The Northern Ireland economy might be lagging behind in many areas, but if there’s one thing we are good at, it’s producing dickhead politicians.
Our top 10 is 90% Shinners and DUPers, for no particular reason except there’s more of them and, while the other parties have irritating hallions as well, they aren’t bad enough to replace anyone in this list. They’re in no particular order except number 1. There can only be one number 1….
10. Gerry Adams
The former Sinn Fein President seems to believe he’s a cross between Nelson Mandela and Jimmy Carr, one day making self-aggrandising speeches, the next posting shite jokes on Twitter. Since retiring he hasn’t gone away, unfortunately.
9. Lord Kilcooney.
The only non Shinner/DUPer on our list, the ex-UUP bigwig now spends his time being a twat on Twitter. He is the living embodiment of why yer grandda shouldn’t be allowed on the internet.
8. Barry McElduff.
They say people get the politicians they deserve, and West Tyrone got Barry McElduff. Well done West Tyrone.
7. Ian Paisley Jr
He has more Air Miles than Richard Branson, but it’s that serious faced, “look at how sincere I’m being” fake voice he puts on that earns him a place on our list.
6. Arlene Foster
The former/current/who knows First Minister talks to us about Brexit like we’re primary school kids trying to understand a very hard sum. Meanwhile she seemed to believe that Boris gave a shite what she thinks, and will get a quare gunk when the Garda turn up to replace her PSNI security detail after Brexit.
5. Michelle O’Neill
Just for how she talks, and all that ‘equality, integrity’ self-satisfied bullshit.
4. Jim Wells
So irritating that he’s been sidelined by his own party, Jim is mortally offended by anything Gay, in particular the possibility of same-sex couples on his favourite show, Strictly. Jim needs to keep in mind that STRICTLY IS THE GAYEST SHOW EVER, so he probably shouldn’t have watched it in the first place.

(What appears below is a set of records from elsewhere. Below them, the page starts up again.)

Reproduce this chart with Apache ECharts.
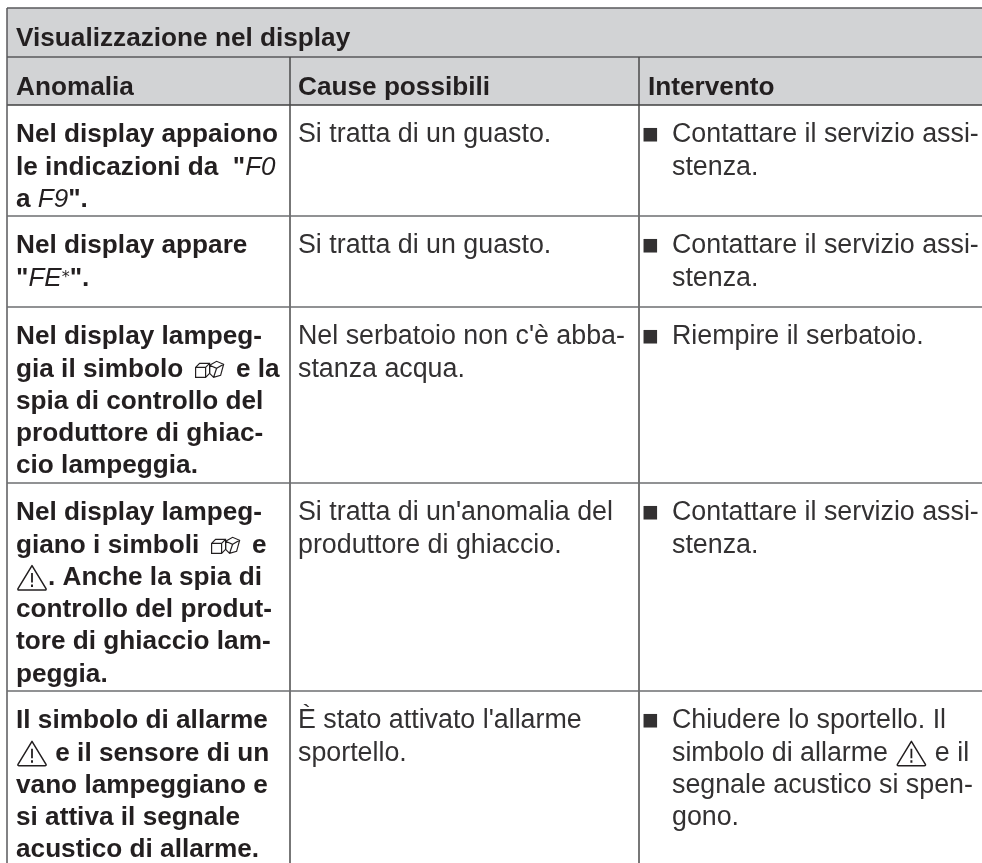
<!DOCTYPE html>
<html>
<head>
<meta charset="utf-8">
<title>Visualizzazione nel display</title>
<script src="https://cdn.jsdelivr.net/npm/echarts@6/dist/echarts.min.js"></script>
<style>
html, body { margin: 0; padding: 0; background: #fff; }
#main { width: 982px; height: 863px; }
</style>
</head>
<body>
<div id="main"></div>
<script>
// testo della tabella
var tableTitle = 'Visualizzazione nel display';
var columnTitles = ['Anomalia', 'Cause possibili', 'Intervento'];
var anomalyLines = [
    ['Nel display appaiono', 'le indicazioni da  "{lcd|F0}', 'a {lcd|F9}"{b|.}'],
    ['Nel display appare', '"{lcd|FE}{star|*}"{b|.}'],
    ['Nel display lampeg-', 'gia il simbolo {cube| } e la', 'spia di controllo del', 'produttore di ghiac-', 'cio lampeggia.'],
    ['Nel display lampeg-', 'giano i simboli {cube| } e', '{warn| }. Anche la spia di', 'controllo del produt-', 'tore di ghiaccio lam-', 'peggia.'],
    ['Il simbolo di allarme', '{warn| } e il sensore di un', 'vano lampeggiano e', 'si attiva il segnale', 'acustico di allarme.']
];
var causeLines = [
    ['Si tratta di un guasto.'],
    ['Si tratta di un guasto.'],
    ["Nel serbatoio non c'è abba-", 'stanza acqua.'],
    ["Si tratta di un'anomalia del", 'produttore di ghiaccio.'],
    ["È stato attivato l'allarme", 'sportello.']
];
var actionLines = [
    ['Contattare il servizio assi-', 'stenza.'],
    ['Contattare il servizio assi-', 'stenza.'],
    ['Riempire il serbatoio.'],
    ['Contattare il servizio assi-', 'stenza.'],
    ['Chiudere lo sportello. Il', 'simbolo di allarme {warn| } e il', 'segnale acustico si spen-', 'gono.']
];

// griglia della tabella, in pixel
var W = 982, H = 863;
var columnEdges = [7, 290, 639, 982];
var rowEdges = [105, 216, 307, 483, 691, 863];
var topEdge = 8, titleEdge = 57;
var LINE = 32.3, FIRST = 30;
var INK = '#231f20', BODY = '#333132';
var FAMILY = '"Liberation Sans", Arial, sans-serif';

var warnSvg = '<svg xmlns="http://www.w3.org/2000/svg" width="32" height="28" viewBox="0 0 32 28">' +
    '<path d="M16 2 L30 25 Q30.5 26.5 29 26.5 L3 26.5 Q1.5 26.5 2 25 Z" fill="none" stroke="#231f20" stroke-width="1.5" stroke-linejoin="round"/>' +
    '<path d="M16 9.5 L16 19" stroke="#231f20" stroke-width="1.8"/><path d="M16 21 L16 23.5" stroke="#231f20" stroke-width="2"/></svg>';
var cubeSvg = '<svg xmlns="http://www.w3.org/2000/svg" width="38" height="20" viewBox="-4 -1 38 20">' +
    '<path d="M1 7 L5 3 L15 3 L15 13 L11 17 L1 17 Z M1 7 L11 7 L11 17 M11 7 L15 3" fill="none" stroke="#231f20" stroke-width="1.2"/>' +
    '<path d="M15 5 L22 1 L29 4 L26 15 L19 17 L15 13 Z M15 5 L22 8 L29 4 M22 8 L19 17" fill="none" stroke="#231f20" stroke-width="1.2"/></svg>';

function svgUrl(svg) {
    return 'data:image/svg+xml;charset=utf-8,' + encodeURIComponent(svg);
}

var richStyles = {
    lcd: { fontFamily: FAMILY, fontStyle: 'italic', fontWeight: 'normal', fontSize: 26, color: '#4a4a4a' },
    star: { fontFamily: '"DejaVu Sans"', fontWeight: 'normal', fontSize: 16, color: '#4a4a4a' },
    b: { fontFamily: FAMILY, fontWeight: 'bold', fontSize: 26.2, color: INK },
    warn: { width: 32, height: 28, backgroundColor: { image: svgUrl(warnSvg) } },
    cube: { width: 38, height: 20, backgroundColor: { image: svgUrl(cubeSvg) } }
};

function textEl(api, x, y, text, bold, size) {
    var p = api.coord([x, y]);
    return {
        type: 'text',
        z2: 5,
        style: {
            x: p[0], y: p[1],
            text: text,
            fill: bold ? INK : BODY,
            fontFamily: FAMILY,
            fontWeight: bold ? 'bold' : 'normal',
            fontSize: size || (bold ? 26.2 : 26.8),
            align: 'left',
            verticalAlign: 'middle',
            rich: richStyles
        }
    };
}

function lineEl(api, x1, y1, x2, y2, color) {
    var a = api.coord([x1, y1]), b = api.coord([x2, y2]);
    return {
        type: 'line',
        z2: 3,
        shape: { x1: a[0], y1: a[1], x2: b[0], y2: b[1] },
        style: { stroke: color, lineWidth: 1.5 }
    };
}

// ogni dato e' una riga: [tipo, indice]
var seriesData = [['head', 0]];
anomalyLines.forEach(function (l, i) { seriesData.push(['row', i]); });

function renderItem(params, api) {
    var kind = seriesData[params.dataIndex][0];
    var r = seriesData[params.dataIndex][1];
    var kids = [];
    if (kind === 'head') {
        var a = api.coord([columnEdges[0], topEdge]), b = api.coord([W, rowEdges[0]]);
        kids.push({ type: 'rect', z2: 1, shape: { x: a[0], y: a[1], width: b[0] - a[0], height: b[1] - a[1] }, style: { fill: '#d2d3d5' } });
        kids.push(lineEl(api, columnEdges[0], topEdge, W, topEdge, '#58595b'));
        kids.push(lineEl(api, columnEdges[0], titleEdge, W, titleEdge, '#58595b'));
        kids.push(lineEl(api, columnEdges[0], rowEdges[0], W, rowEdges[0], '#3f3f3f'));
        kids.push(lineEl(api, columnEdges[0], topEdge, columnEdges[0], H, '#58595b'));
        kids.push(lineEl(api, columnEdges[1], titleEdge, columnEdges[1], H, '#4a4a4a'));
        kids.push(lineEl(api, columnEdges[2], titleEdge, columnEdges[2], H, '#4a4a4a'));
        kids.push(textEl(api, 16, 39, tableTitle, true));
        kids.push(textEl(api, 16, 88, columnTitles[0], true));
        kids.push(textEl(api, 298, 88, columnTitles[1], true));
        kids.push(textEl(api, 648, 88, columnTitles[2], true));
    } else {
        var top = rowEdges[r];
        if (r > 0) {
            kids.push(lineEl(api, columnEdges[0], top, W, top, '#6d6e70'));
        }
        anomalyLines[r].forEach(function (t, i) {
            kids.push(textEl(api, 16, top + FIRST + i * LINE, t, true));
        });
        causeLines[r].forEach(function (t, i) {
            kids.push(textEl(api, 298, top + FIRST + i * LINE, t, false));
        });
        kids.push(textEl(api, 642, top + FIRST, '■', false, 28));
        actionLines[r].forEach(function (t, i) {
            kids.push(textEl(api, 672, top + FIRST + i * LINE, t, false));
        });
    }
    return { type: 'group', children: kids };
}

var chart = echarts.init(document.getElementById('main'), null, { renderer: 'canvas' });
chart.setOption({
    animation: false,
    backgroundColor: '#fff',
    grid: { left: 0, right: 0, top: 0, bottom: 0 },
    xAxis: { type: 'value', min: 0, max: W, show: false },
    yAxis: { type: 'value', min: 0, max: H, inverse: true, show: false },
    series: [{
        type: 'custom',
        coordinateSystem: 'cartesian2d',
        clip: false,
        silent: true,
        renderItem: renderItem,
        data: seriesData.map(function (d, i) { return [0, i]; })
    }]
});
</script>
</body>
</html>
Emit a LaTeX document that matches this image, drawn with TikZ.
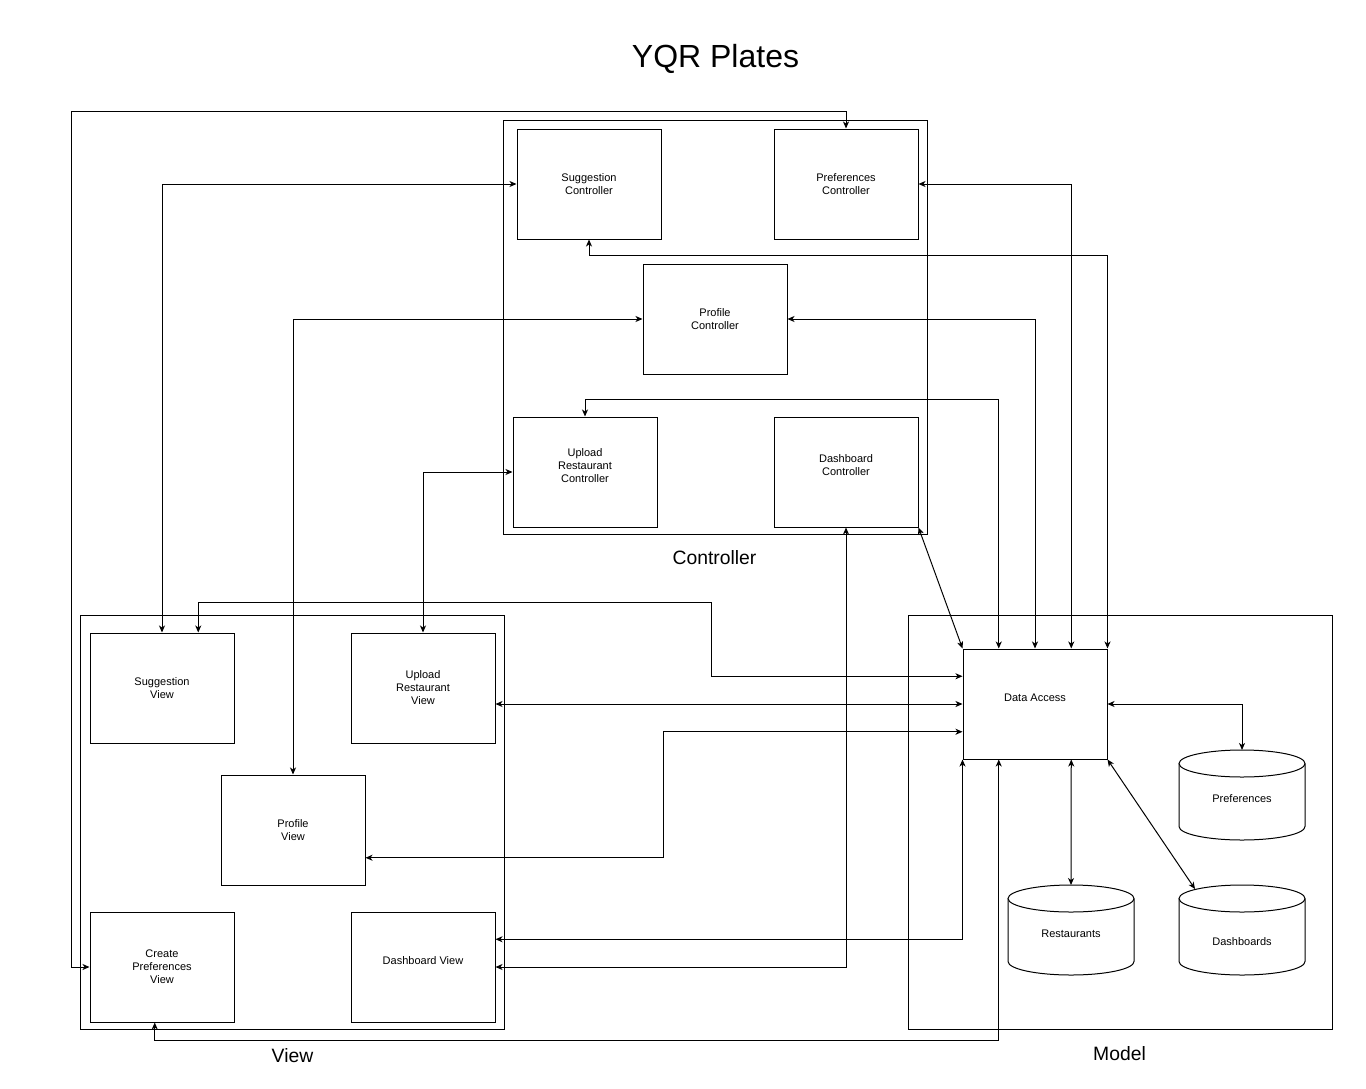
\documentclass[tikz,border=0pt]{standalone}
\usepackage{fontspec}
\setmainfont{Liberation Sans}
\usetikzlibrary{arrows.meta,calc}
\newcommand\dbcyl[4]{%
  \draw[cyl] (#1,#2+13.5) -- (#1,#4-13.5) arc[start angle=180,end angle=360,x radius=47.25pt,y radius=10.125pt] -- (#3,#2+13.5);
  \draw[cyl] ({(#1+#3)/2},#2+13.5) ellipse [x radius=47.25pt, y radius=10.125pt];
}
\begin{document}
\begin{tikzpicture}[x=0.75pt,y=-0.75pt,
  >={Stealth[length=5.25pt,width=4.5pt,inset=1.5pt]},
  box/.style={draw, line width=0.75pt, fill=white, minimum width=108pt, minimum height=82.5pt, inner sep=0pt, align=center, font=\fontsize{8.25}{9.75}\selectfont},
  group/.style={draw, line width=0.75pt, minimum width=318pt, minimum height=310.5pt, inner sep=0pt},
  grouplabel/.style={anchor=base, inner sep=0pt, font=\fontsize{14.5}{17}\selectfont},
  dblabel/.style={inner sep=0pt, font=\fontsize{8.25}{9.75}\selectfont},
  link/.style={<->, line width=0.75pt},
  cyl/.style={line width=0.75pt, fill=white}
]
\fill[white] (0,0) rectangle (1366,1088);
\useasboundingbox (0,0) rectangle (1366,1088);

\node[anchor=base, inner sep=0pt, font=\fontsize{24}{28}\selectfont] (title) at (715.5,68) {YQR Plates};

% groups
\node[group] (ctrlgrp) at (715,327) {};
\node[group] (viewgrp) at (292.5,822) {};
\node[group] (modelgrp) at (1120.5,822) {};
\node[grouplabel] (ctrllbl) at (714.5,564) {Controller};
\node[grouplabel] (viewlbl) at (292.5,1062) {View};
\node[grouplabel] (modellbl) at (1119.5,1060) {Model};

% controllers
\node[box] (sc) at (589,184) {Suggestion\\Controller};
\node[box] (pc) at (846,184) {Preferences\\Controller};
\node[box] (pfc) at (715,319) {Profile\\Controller};
\node[box] (urc) at (585,472) {Upload\\Restaurant\\Controller\\\mbox{}};
\node[box] (dc) at (846,472) {Dashboard\\Controller\\\mbox{}};

% views
\node[box] (sv) at (162,688) {Suggestion\\View};
\node[box] (urv) at (423,688) {Upload\\Restaurant\\View};
\node[box] (pv) at (293,830) {Profile\\View};
\node[box] (cpv) at (162,967) {Create\\Preferences\\View};
\node[box] (dv) at (423,967) {Dashboard View\\\mbox{}};

% model
\node[box] (da) at (1035,704) {Data Access\\\mbox{}};
\dbcyl{1179}{750}{1305}{840}
\dbcyl{1008}{885}{1134}{975}
\dbcyl{1179}{885}{1305}{975}
\node[dblabel] (prefdb) at (1242,799) {Preferences};
\node[dblabel] (restdb) at (1071,934) {Restaurants};
\node[dblabel] (dashdb) at (1242,942) {Dashboards};
\coordinate (prefdbtop) at (1242,750);
\coordinate (restdbtop) at (1071,885);
\coordinate (dashdbtop) at (1195,889);

% connectors
\draw[link] (cpv.west) -| (71,111) -| (pc.north);
\draw[link] (sc.west) -| (sv.north);
\draw[link] (pc.east) -| ($(da.north west)!0.75!(da.north east)$);
\draw[link] (sc.south) -- ++(0,16) -| (da.north east);
\draw[link] (pfc.west) -| (pv.north);
\draw[link] (pfc.east) -| (da.north);
\draw[link] (urc.north) -- ++(0,-17) -| ($(da.north west)!0.25!(da.north east)$);
\draw[link] (urc.west) -| (urv.north);
\draw[link] (dc.south east) -- (da.north west);
\draw[link] (dv.east) -| (dc.south);
\draw[link] ($(sv.north west)!0.75!(sv.north east)$) |- (711,602) |- ($(da.north west)!0.25!(da.south west)$);
\draw[link] (urv.east |- da.west) -- (da.west);
\draw[link] ($(pv.north east)!0.75!(pv.south east)$) -- ++(298,0) |- ($(da.north west)!0.75!(da.south west)$);
\draw[link] ($(dv.north east)!0.25!(dv.south east)$) -| (da.south west);
\draw[link] ($(cpv.south west)!0.45!(cpv.south east)$) -- ++(0,18) -| ($(da.south west)!0.25!(da.south east)$);
\draw[link] (da.east) -| (prefdbtop);
\draw[link] ($(da.south west)!0.75!(da.south east)$) -- (restdbtop);
\draw[link] (da.south east) -- (dashdbtop);
\end{tikzpicture}
\end{document}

3. Jeffrey ‘Daniel O’ Donaldson.
Smug, that is all.
2. Martina Anderson
Sinn Fein’s mad auntie, prone to insane rants in the European Parliament with a voice that would cut wood. The Shinners put her in charge of Unionist outreach once, presumably because they were all plastered and thought it’d be a bit of craic.
1. Sammy Wilson
Perpetually angry, self appointed expert on everything from Brexit to climate change, if ever there was anyone promoted above their ability it is our Sammy. A career politician who lectures us all on economics, he just needs a good boot up the hole. Then another one.